Best of Breed on an ERP backbone can offer significant advantages

  • Best of Breed providers often know the strengths and weaknesses of ERP systems they are replacing better than the consulting implementation partners, who care more about if they can weasel their way into long-term strategy consulting than a successful implementation. (For example, there are a couple of vendors with over 100 customer SAP implementations, who know the system way better than a Big 5 consultant on his second implementation.)
  • Best of Breed providers have enabled hundred of thousand of suppliers, maybe more, over the years … in all regions of the world … your 347 suppliers aren’t going to make them flinch (and they will be faster and cost less, because once again, they, or their carefully selected integration partners, have been there, done that … a few hundred thousand times.)
  • Best of Breed provider’s customers are all former ERP e-procurement / consulting implementation customers … that’s right, most of whom have already failed using the ERP/consultant approach, spent the millions, got 7 punch-outs and 11 catalogs implemented … now they spend thousands and get … well, you already know … actual results and benefits.
  • Best of Breed providers have to be better than the ERP or broad portfolio providers, because they can’t fall back on their CRM sales or app server license revenue if they don’t deliver.
  • And because of all of this, Best of Breed providers have way more references than the ERP providers. Those big ERP guys based in Germany have two significant e-procurement references … one they’ve been using for 3 years, and another from a company I never heard of on this side of the Atlantic … I know of one Best of Breed provider who has 19 published case studies, and has only lost one customer in 14 years, and that was after this company was a customer for 9 years, and decided to outsource IT, and the outsourcer, IBM, brought in an ERP to replace all of the internal systems.
  • Best of Breed providers’ SaaS-type offerings and supplier networks eliminate the need for your IT department or external consultants to be involved, so they implement faster and less expensively
  • The most successful Best of Breed providers have service organizations or carefully selected service partners around the globe to assist with implementations and provide stability.
  • Best of Breed providers fill in the gaps where ERP fall short.

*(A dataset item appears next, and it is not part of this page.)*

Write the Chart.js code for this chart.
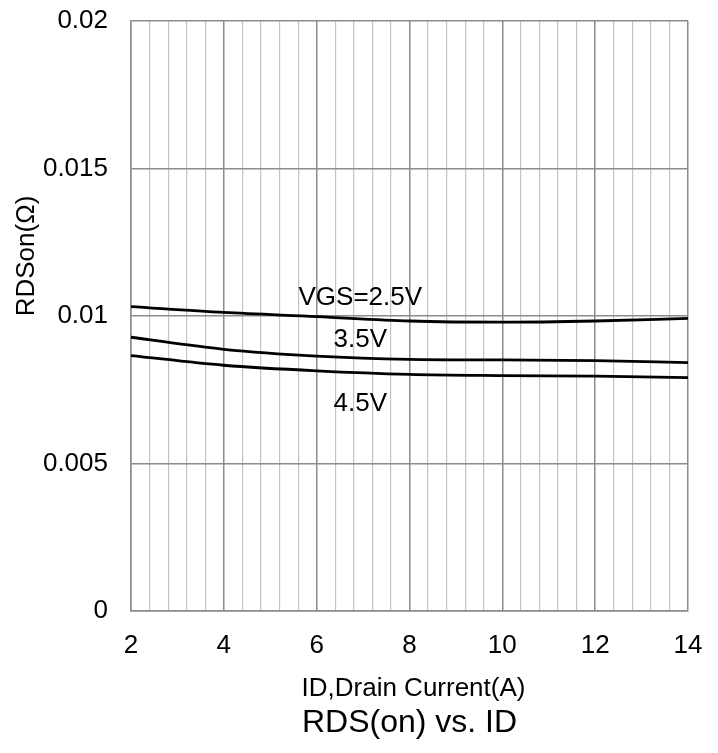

ERP may try, but it is not all-in-one and they are usually a year or more behind the Best-of-Breeds functionality-wise.
  • Best of Breed works and they have the client stories to prove it. Follow SI’s advice and check their references.
  • Best of Breed will help your SUM (Spend Under Management) soar.

Consider your options carefully. A Best of Breed solution on your ERP backbone might be the best decision you can make.